Not a hitter or biter or anything, but a runner, a climber etc. We couldn't keep our eyes off of him for a minute. The idea of having an infant at the same time seemed impossible to me.

We ended up waiting, and their gap is closer to 3 years. Older DS was a good listener by then and it made life easier.
Anonymous
Anonymous wrote:18 month age gap. First 2 years are extremely stressful but now they're 5 and 6, I barely see them unless they need meals, they're always off doing something together. Totally inseparable from the moment they wake up to the moment they go to bed, they even sleep in one bedroom sometimes even though they both have separate rooms.


+1 This is true for my kids who are 21 months apart at 2.5 and 4. They play together all day long.
Anonymous
My kids are 2 y 5 mo apart and I think a 3+ year age gap would have been much less challenging.

When my son was born, my daughter was still in diapers for naps and nighttime, still napping, still in a crib, couldn't really dress herself. It was a challenge to deal with all that AND an infant. By the time she turned 3 just a few months later, all that had changed and she was so much more independent.

I also agree with what other posters have said about preschool. Luckily my daughter was able to go to a preschool that accepted 2.5 yr olds, so she went there a few mornings a week and it SAVED ME. I cannot emphasize that enough.
Anonymous
Anonymous wrote:We have a three year gap but honestly you sometimes cant predict when you get pregnant. You will be happy with whatever you get.


+1 mine are 3 years too and it's been nice, the only drawback was #1 dropped the nap before #2 got on a regular schedule so I never really had a period where both were napping at the same time.
Anonymous
I have both. 3 year age difference was much easier on me as a parent, and the two with the 3 year age gap are actually closer/more bonded than the two with the 2 year age gap.
Anonymous
Anonymous wrote:Whatever age gap you have, that will be your family. You'll either love their shared developmental interests or love how helpful your elder child is caring for the baby.

My kids have a 5.75 year age gap.
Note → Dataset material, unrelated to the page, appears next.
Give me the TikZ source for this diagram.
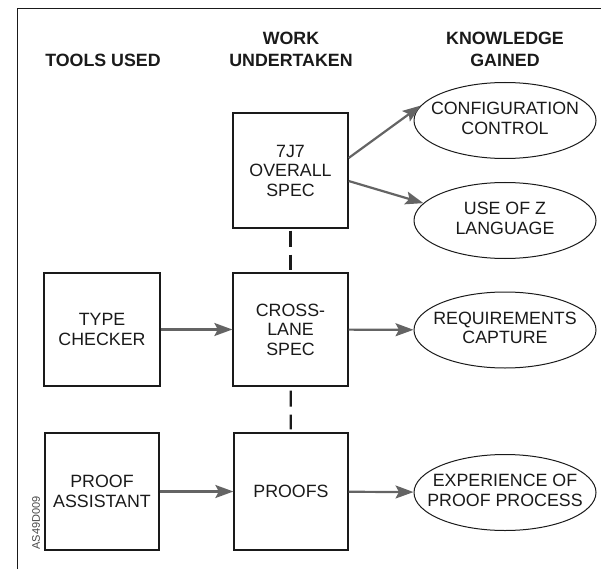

It's great that elder child isn't jealous of anything younger child gets since she's fully outgrown those things. She has changed diapers but also goes on sleepovers to get space. I think it's really beautiful! People who had 2 under 2 have lots to love about that too. [/

Wow, an entirely reasonable person on DCUM.
Anonymous
I'll tell you what I often tell my kids. "You get what you get and you don't get upset."
Anonymous
I have less then 2 years, and then 4 years. There are pros and cons to both. Though I will say the 4 year age gap was really nice in terms of really getting to enjoy the baby phase; with my second kid I felt like I just survived her baby years. However, my older two have a really nice bond now that they are olde. My 3rd is getting pretty close to them now too. It helps all three are same sex.
Anonymous
Love the three year age gap - never had two in diapers. The first was fully potty trained (no longer having accidents) by the time the second was born, and was a little more self sufficient/willing to help with things like "please be a good helper and fetch a diaper for baby" or "can you show baby the best way to do x,y,z". A two year old still needs to be supervised non-stop, a three year old can play by themselves for long enough for you to feed the baby.
Anonymous
My brother and sister are just less than 2 years apart and my sister and I are just less than 3 years. We all were / continue to be very close. My husband and I envisioned a 2 year gap, but due to a move and job change we didn’t start trying until our older daughter was over 2. Then it took almost a year and a half to get pregnant. It turns out the 4 year gap - while not what we planned - works really well (they are 3.5 and almost 8). I’d start soon if you’re open to two years because you might end up with 3 (or more). That said, my aunt was in her late 30s when she had her first over 40 years ago. Apparently her doctor told her if she wanted a second to try right away because at her age it could take awhile. Her kids are 13 months apart.
Anonymous
jsmith123 wrote:Initially I thought we'd have kids closer to 2 years, but my first was physically very challenging to parent.

Not a hitter or biter or anything, but a runner, a climber etc. We couldn't keep our eyes off of him for a minute. The idea of having an infant at the same time seemed impossible to me.

We ended up waiting, and their gap is closer to 3 years. Older DS was a good listener by then and it made life easier.


2 High energy, need to be watched every second boys exactly 24 months apart was SO, SO tough the first two years. No breaks! Now they are 2 and 4 and it's a lot easier and they sure do love each other and play together often.